Que nadie se sienta ofendido por el contenido del texto. Así también es la vida. Y si a alguien le cae el sayo, que se lo ponga.
Otoño. Noche oscurísima. Una mansa lluvia lava la ciudad, los campos y las islas.
“Madre: sé que me criaste en un capullito de algodón, lloraste durante mis enfermedades, me sobreprotegiste. Me cuidaste tanto que planificaste toda mi vida, en su detalles y mínimos movimientos. Como un mecano me manipulaste. Siempre.
“Hoy no te grité, tampoco te insulté. Simplemente dije No a la planificación que hacías, hora por hora, de este fin de semana mío. Enloqueciste, mamá. Con tus palabras, al principio, me vejaste. Me expulsaste de la casa. Y lo peor, al final, con rabia y maestría, me mataste interiormente. Estoy seco. Sin morada alguna. Una estrella apagada que, salida de su centro, fuga sin rumbo hasta que choque y estalle.

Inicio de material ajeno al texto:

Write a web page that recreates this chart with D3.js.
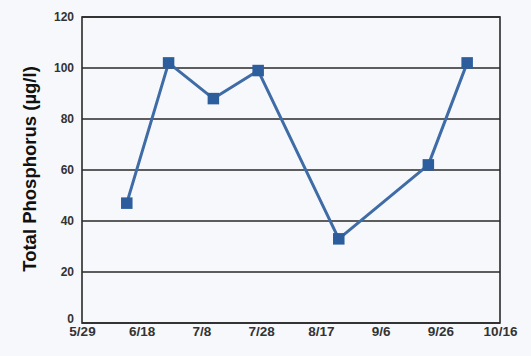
<!DOCTYPE html>
<html>
<head>
<meta charset="utf-8">
<script src="https://cdn.jsdelivr.net/npm/d3@7"></script>
<style>
  html, body { margin: 0; padding: 0; background: #f6f8fb; }
  svg { display: block; }
  text { font-family: "Liberation Sans", Arial, sans-serif; font-weight: bold; }
</style>
</head>
<body>
<svg id="chart" width="531" height="356"></svg>
<script>
// ---- data ----
const sampleDates = ["6/13", "6/27", "7/12", "7/27", "8/23", "9/22", "10/5"];
const phosphorus = [47, 102, 88, 99, 33, 62, 102];
const xTickLabels = ["5/29", "6/18", "7/8", "7/28", "8/17", "9/6", "9/26", "10/16"];
const yTickValues = [0, 20, 40, 60, 80, 100, 120];
const yAxisTitle = "Total Phosphorus (µg/l)";
const year = 2013;

const parseMD = s => { const [m, d] = s.split("/").map(Number); return new Date(year, m - 1, d); };

const svg = d3.select("#chart");
const margin = { left: 82, right: 31, top: 17, bottom: 33 };
const W = 531, H = 356;
const x = d3.scaleTime()
  .domain([parseMD(xTickLabels[0]), parseMD(xTickLabels[xTickLabels.length - 1])])
  .range([margin.left, W - margin.right]);
const y = d3.scaleLinear().domain([0, 120]).range([H - margin.bottom, margin.top]);

const dark = "#2a2a2a";

// gridlines
svg.append("g").selectAll("line").data(yTickValues).join("line")
  .attr("x1", x.range()[0]).attr("x2", x.range()[1])
  .attr("y1", d => y(d)).attr("y2", d => y(d))
  .attr("stroke", dark).attr("stroke-width", 1.4);

// frame
svg.append("rect")
  .attr("x", x.range()[0]).attr("y", y(120))
  .attr("width", x.range()[1] - x.range()[0]).attr("height", y(0) - y(120))
  .attr("fill", "none").attr("stroke", dark).attr("stroke-width", 1.6);

// y axis
const yAxis = d3.axisLeft(y).tickValues(yTickValues).tickSize(0).tickPadding(8);
const gy = svg.append("g").attr("transform", `translate(${x.range()[0]},0)`).call(yAxis);
gy.select(".domain").remove();
gy.selectAll("text").attr("font-size", 12).attr("fill", "#333")
  .style("font-family", "'Liberation Sans', Arial, sans-serif").style("font-weight", "bold")
  .attr("dy", d => d === 0 ? "-0.05em" : "0.32em");

// x axis
const xAxis = d3.axisBottom(x).tickValues(xTickLabels.map(parseMD))
  .tickFormat(d => `${d.getMonth() + 1}/${d.getDate()}`).tickSize(0).tickPadding(3);
const gx = svg.append("g").attr("transform", `translate(0,${y(0)})`).call(xAxis);
gx.select(".domain").remove();
gx.selectAll("text").attr("font-size", 13.5).attr("fill", "#333")
  .style("font-family", "'Liberation Sans', Arial, sans-serif").style("font-weight", "bold");

// y title
svg.append("text")
  .attr("transform", `translate(36,${(y(0) + y(120)) / 2 - 1}) rotate(-90)`)
  .attr("text-anchor", "middle")
  .attr("font-size", 18.5)
  .attr("fill", "#111")
  .text(yAxisTitle);

// line
const data = sampleDates.map((d, i) => ({ date: parseMD(d), value: phosphorus[i] }));
svg.append("path").datum(data)
  .attr("fill", "none").attr("stroke", "#3f6ca6").attr("stroke-width", 3)
  .attr("stroke-linejoin", "round")
  .attr("d", d3.line().x(d => x(d.date)).y(d => y(d.value)));

// markers
const ms = 11.5;
svg.append("g").selectAll("rect").data(data).join("rect")
  .attr("x", d => x(d.date) - ms / 2).attr("y", d => y(d.value) - ms / 2)
  .attr("width", ms).attr("height", ms)
  .attr("fill", "#2c5d9c");
</script>
</body>
</html>
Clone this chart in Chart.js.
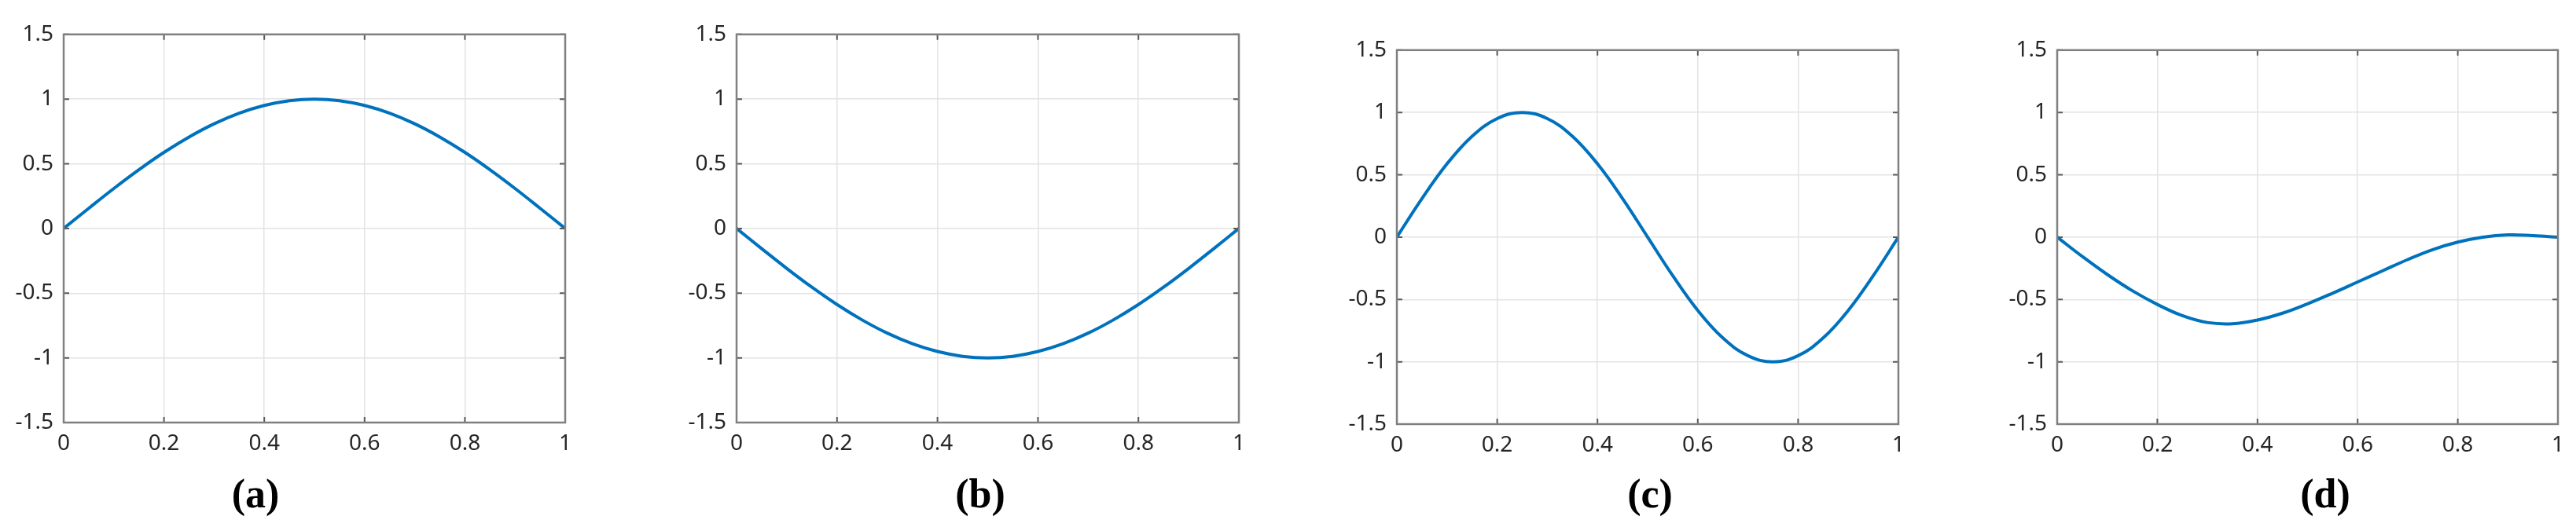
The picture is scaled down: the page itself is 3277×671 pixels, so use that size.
<!DOCTYPE html>
<html>
<head>
<meta charset="utf-8">
<script src="https://cdn.jsdelivr.net/npm/chart.js@4"></script>
<style>
  body { margin: 0; background: #fff; width: 3277px; height: 671px; position: relative; overflow: hidden; }
  canvas { position: absolute; }
  .sub { position: absolute; font-family: "Liberation Serif", serif; font-weight: bold; font-size: 52px; line-height: 52px; transform: translate(-50%, -50%); color: #000; }
</style>
</head>
<body>
<canvas id="chartA"></canvas>
<canvas id="chartB"></canvas>
<canvas id="chartC"></canvas>
<canvas id="chartD"></canvas>
<div class="sub" style="left:325px; top:629px;">(a)</div>
<div class="sub" style="left:1247px; top:629px;">(b)</div>
<div class="sub" style="left:2099px; top:629px;">(c)</div>
<div class="sub" style="left:2958px; top:629px;">(d)</div>
<script>
// datos
const xValues = [0, 0.05, 0.1, 0.15, 0.2, 0.25, 0.3, 0.35, 0.4, 0.45, 0.5, 0.55, 0.6, 0.65, 0.7, 0.75, 0.8, 0.85, 0.9, 0.95, 1];
const seriesA = [0, 0.156, 0.309, 0.454, 0.588, 0.707, 0.809, 0.891, 0.951, 0.988, 1, 0.988, 0.951, 0.891, 0.809, 0.707, 0.588, 0.454, 0.309, 0.156, 0];
const seriesB = [0, -0.156, -0.309, -0.454, -0.588, -0.707, -0.809, -0.891, -0.951, -0.988, -1, -0.988, -0.951, -0.891, -0.809, -0.707, -0.588, -0.454, -0.309, -0.156, 0];
const seriesC = [0, 0.309, 0.588, 0.809, 0.951, 1, 0.951, 0.809, 0.588, 0.309, 0, -0.309, -0.588, -0.809, -0.951, -1, -0.951, -0.809, -0.588, -0.309, 0];
const seriesD = [0, -0.155, -0.3, -0.43, -0.54, -0.63, -0.685, -0.695, -0.665, -0.61, -0.535, -0.45, -0.36, -0.27, -0.18, -0.1, -0.04, 0.0, 0.018, 0.012, 0];
const xTickLabels = ['0', '0.2', '0.4', '0.6', '0.8', '1'];
const yTickLabels = ['-1.5', '-1', '-0.5', '0', '0.5', '1', '1.5'];

const yAxisWidth = 90;
const xAxisHeight = 50;
const padTop = 20;
const padRight = 20;

// area de cada grafico en la pagina
const paneles = [
  { id: 'chartA', data: seriesA, left: 81, top: 34, width: 638, height: 504 },
  { id: 'chartB', data: seriesB, left: 937, top: 34, width: 639, height: 504 },
  { id: 'chartC', data: seriesC, left: 1777, top: 54, width: 638, height: 486 },
  { id: 'chartD', data: seriesD, left: 2617, top: 54, width: 637, height: 486 }
];

const cajaPlugin = {
  id: 'caja',
  afterDatasetsDraw(chart) {
    const { ctx, chartArea: a, scales } = chart;
    ctx.save();
    ctx.strokeStyle = '#5a5a5a';
    ctx.lineWidth = 2;
    const tl = 7;
    scales.x.ticks.forEach((t) => {
      const px = scales.x.getPixelForValue(t.value);
      ctx.beginPath();
      ctx.moveTo(px, a.bottom); ctx.lineTo(px, a.bottom - tl);
      ctx.moveTo(px, a.top); ctx.lineTo(px, a.top + tl);
      ctx.stroke();
    });
    scales.y.ticks.forEach((t) => {
      const py = scales.y.getPixelForValue(t.value);
      ctx.beginPath();
      ctx.moveTo(a.left, py); ctx.lineTo(a.left + tl, py);
      ctx.moveTo(a.right, py); ctx.lineTo(a.right - tl, py);
      ctx.stroke();
    });
    ctx.strokeStyle = '#808080';
    ctx.lineWidth = 2.5;
    ctx.strokeRect(a.left, a.top, a.right - a.left, a.bottom - a.top);
    ctx.restore();
  }
};

const crearGrafico = (panel) => {
  const canvas = document.getElementById(panel.id);
  canvas.width = panel.width + yAxisWidth + padRight;
  canvas.height = panel.height + padTop + xAxisHeight;
  canvas.style.left = (panel.left - yAxisWidth) + 'px';
  canvas.style.top = (panel.top - padTop) + 'px';

  const puntos = xValues.map((x, i) => ({ x: x, y: panel.data[i] }));

  const datasets = [
    {
      data: puntos,
      borderColor: '#0072BD',
      borderWidth: 4,
      pointRadius: 0,
      tension: 0.4,
      fill: false
    }
  ];

  const tickFont = { family: 'Noto Sans', size: 28 };

  const config = {
    type: 'line',
    data: { datasets },
    options: {
      responsive: false,
      animation: false,
      devicePixelRatio: 1,
      layout: { padding: { top: padTop, right: padRight, left: 0, bottom: 0 } },
      plugins: { legend: { display: false }, tooltip: { enabled: false } },
      scales: {
        x: {
          type: 'linear',
          min: 0,
          max: 1,
          afterFit: (scale) => { scale.height = xAxisHeight; },
          grid: { color: '#e3e3e3', lineWidth: 1.5, drawTicks: false },
          border: { display: false },
          ticks: {
            stepSize: 0.2,
            padding: 10,
            color: '#262626',
            font: tickFont,
            maxRotation: 0,
            callback: (v, i) => xTickLabels[i]
          }
        },
        y: {
          min: -1.5,
          max: 1.5,
          afterFit: (scale) => { scale.width = yAxisWidth; },
          grid: { color: '#e3e3e3', lineWidth: 1.5, drawTicks: false },
          border: { display: false },
          ticks: {
            stepSize: 0.5,
            padding: 13,
            color: '#262626',
            font: tickFont,
            callback: (v, i) => yTickLabels[i]
          }
        }
      }
    },
    plugins: [cajaPlugin]
  };

  return new Chart(canvas, config);
};

paneles.forEach(crearGrafico);
</script>
</body>
</html>
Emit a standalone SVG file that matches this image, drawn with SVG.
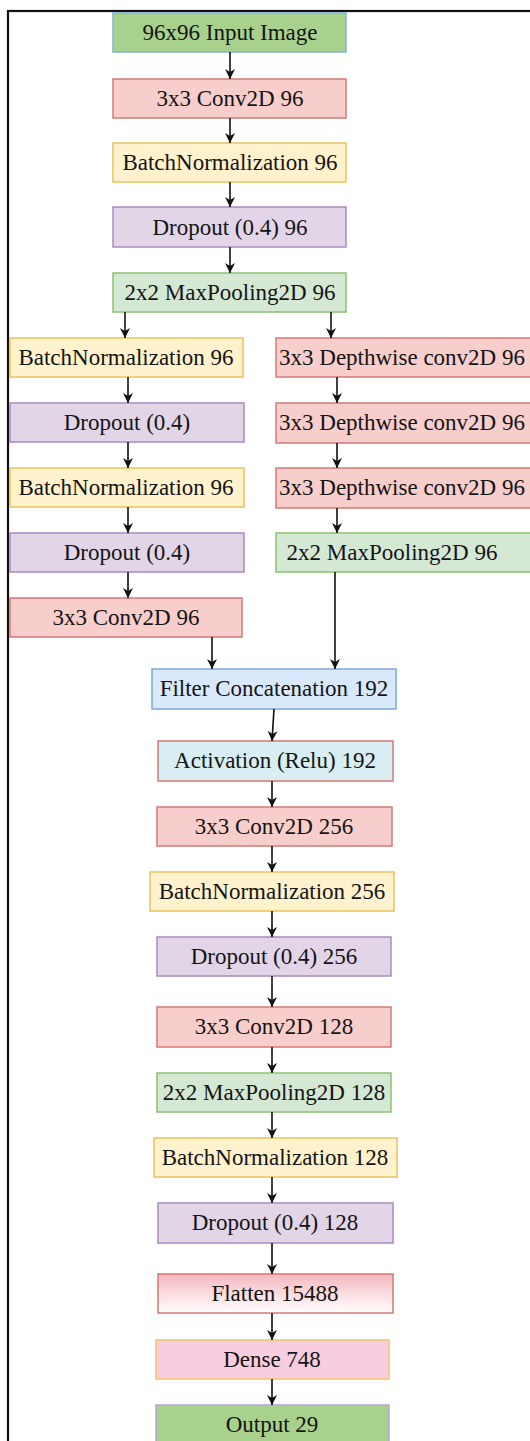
<svg xmlns="http://www.w3.org/2000/svg" width="530" height="1441" viewBox="0 0 530 1441">
<defs>
<style>
text{font-family:"Liberation Serif","Times New Roman",serif;font-size:23px;fill:#141414;text-anchor:middle}
.b{stroke-width:1.5}
.green{fill:#a9d18e}
.conv{fill:#f8cecc;stroke:#d27a76}
.bn{fill:#fff2cc;stroke:#e8c25e}
.drop{fill:#e1d5e7;stroke:#a98bbf}
.pool{fill:#d5e8d4;stroke:#8cc072}
.cat{fill:#dae8fc;stroke:#7ea6d8}
.act{fill:#d8eef3;stroke:#d27a76}
.dense{fill:#f8cde0;stroke:#f0c66a}
.edge{stroke:#111;stroke-width:1.6;fill:none;marker-end:url(#ah)}
</style>
<marker id="ah" viewBox="0 0 10 10" refX="10" refY="5" markerWidth="11" markerHeight="10" markerUnits="userSpaceOnUse" orient="auto">
<path d="M0,0 L10,5 L0,10 L3,5 Z" fill="#111"/>
</marker>
<linearGradient id="fg" x1="0" y1="0" x2="0" y2="1">
<stop offset="0" stop-color="#f4b8c0"/>
<stop offset="1" stop-color="#ffffff"/>
</linearGradient>
</defs>
<rect width="530" height="1441" fill="#fff"/>
<rect x="8" y="11" width="600" height="1500" fill="none" stroke="#111" stroke-width="2.2"/>

<g id="n-input"><rect class="b green" x="113" y="13" width="233" height="39" stroke="#7eb2dd"/><text x="230" y="40">96x96 Input Image</text></g>
<g id="n-conv96"><rect class="b conv" x="113" y="79" width="233" height="39"/><text x="230" y="106">3x3 Conv2D 96</text></g>
<g id="n-bn96"><rect class="b bn" x="113" y="143" width="233" height="39"/><text x="230" y="170">BatchNormalization 96</text></g>
<g id="n-drop96"><rect class="b drop" x="113" y="207" width="233" height="40"/><text x="230" y="235">Dropout (0.4) 96</text></g>
<g id="n-pool96"><rect class="b pool" x="113" y="273" width="233" height="39"/><text x="230" y="300">2x2 MaxPooling2D 96</text></g>

<g id="n-lbn1"><rect class="b bn" x="10" y="338" width="233" height="39"/><text x="126" y="365">BatchNormalization 96</text></g>
<g id="n-ldrop1"><rect class="b drop" x="10" y="403" width="234" height="39"/><text x="127" y="430">Dropout (0.4)</text></g>
<g id="n-lbn2"><rect class="b bn" x="10" y="468" width="234" height="39"/><text x="126" y="495">BatchNormalization 96</text></g>
<g id="n-ldrop2"><rect class="b drop" x="10" y="533" width="234" height="39"/><text x="127" y="560">Dropout (0.4)</text></g>
<g id="n-lconv"><rect class="b conv" x="10" y="598" width="232" height="39"/><text x="126" y="625">3x3 Conv2D 96</text></g>

<g id="n-dw1"><rect class="b conv" x="276" y="338" width="270" height="39"/><text x="402" y="365">3x3 Depthwise conv2D 96</text></g>
<g id="n-dw2"><rect class="b conv" x="276" y="403" width="270" height="40"/><text x="402" y="430">3x3 Depthwise conv2D 96</text></g>
<g id="n-dw3"><rect class="b conv" x="276" y="468" width="270" height="40"/><text x="402" y="495">3x3 Depthwise conv2D 96</text></g>
<g id="n-rpool"><rect class="b pool" x="276" y="533" width="270" height="39"/><text x="392" y="560">2x2 MaxPooling2D 96</text></g>

<g id="n-cat"><rect class="b cat" x="152" y="669" width="244" height="40"/><text x="274" y="696">Filter Concatenation 192</text></g>
<g id="n-act"><rect class="b act" x="158" y="741" width="235" height="40"/><text x="275" y="768">Activation (Relu) 192</text></g>
<g id="n-conv256"><rect class="b conv" x="157" y="807" width="235" height="39"/><text x="274" y="834">3x3 Conv2D 256</text></g>
<g id="n-bn256"><rect class="b bn" x="150" y="872" width="244" height="39"/><text x="272" y="899">BatchNormalization 256</text></g>
<g id="n-drop256"><rect class="b drop" x="157" y="937" width="234" height="39"/><text x="274" y="964">Dropout (0.4) 256</text></g>
<g id="n-conv128"><rect class="b conv" x="157" y="1007" width="234" height="40"/><text x="274" y="1034">3x3 Conv2D 128</text></g>
<g id="n-pool128"><rect class="b pool" x="157" y="1073" width="234" height="39"/><text x="274" y="1100">2x2 MaxPooling2D 128</text></g>
<g id="n-bn128"><rect class="b bn" x="154" y="1138" width="243" height="39"/><text x="275" y="1165">BatchNormalization 128</text></g>
<g id="n-drop128"><rect class="b drop" x="158" y="1203" width="235" height="40"/><text x="275" y="1230">Dropout (0.4) 128</text></g>
<g id="n-flat"><rect class="b" x="158" y="1274" width="235" height="39" fill="url(#fg)" stroke="#d27a76"/><text x="275" y="1301">Flatten 15488</text></g>
<g id="n-dense"><rect class="b dense" x="156" y="1340" width="233" height="39"/><text x="272" y="1367">Dense 748</text></g>
<g id="n-out"><rect class="b green" x="156" y="1405" width="233" height="45" stroke="#b4a7d6"/><text x="272" y="1432">Output 29</text></g>

<g id="connectors">
<path class="edge" d="M230,52 V79"/>
<path class="edge" d="M230,118 V143"/>
<path class="edge" d="M230,182 V207"/>
<path class="edge" d="M230,247 V273"/>
<path class="edge" d="M125,312 V338"/>
<path class="edge" d="M331,312 V338"/>
<path class="edge" d="M128,377 V403"/>
<path class="edge" d="M128,442 V468"/>
<path class="edge" d="M128,507 V533"/>
<path class="edge" d="M128,572 V598"/>
<path class="edge" d="M337,377 V403"/>
<path class="edge" d="M337,443 V468"/>
<path class="edge" d="M337,508 V533"/>
<path class="edge" d="M212,637 V669"/>
<path class="edge" d="M335,572 V669"/>
<path class="edge" d="M274,709 L272,741"/>
<path class="edge" d="M272,781 V807"/>
<path class="edge" d="M272,846 V872"/>
<path class="edge" d="M272,911 V937"/>
<path class="edge" d="M272,976 V1007"/>
<path class="edge" d="M272,1047 V1073"/>
<path class="edge" d="M272,1112 V1138"/>
<path class="edge" d="M272,1177 V1203"/>
<path class="edge" d="M272,1243 V1274"/>
<path class="edge" d="M272,1313 V1340"/>
<path class="edge" d="M272,1379 V1405"/>
</g>
</svg>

“Maldita seas, madre. Mil veces, ¡maldita!
“Eres una víbora ponzoñosa.
“Sí, señora, Usted asesinó a su hijo. ¡Maldita seas!
“Con toda la crueldad femenina, que pega justo en el centro del dolor, fuiste certera.
“¡Eres una rata! Vuelve a tu cloaca.
“¡Maldita! ¡Mil veces maldita!
El cielo se desplomó en llanto. Y el agua cubrió la ciudad, los campos y las islas.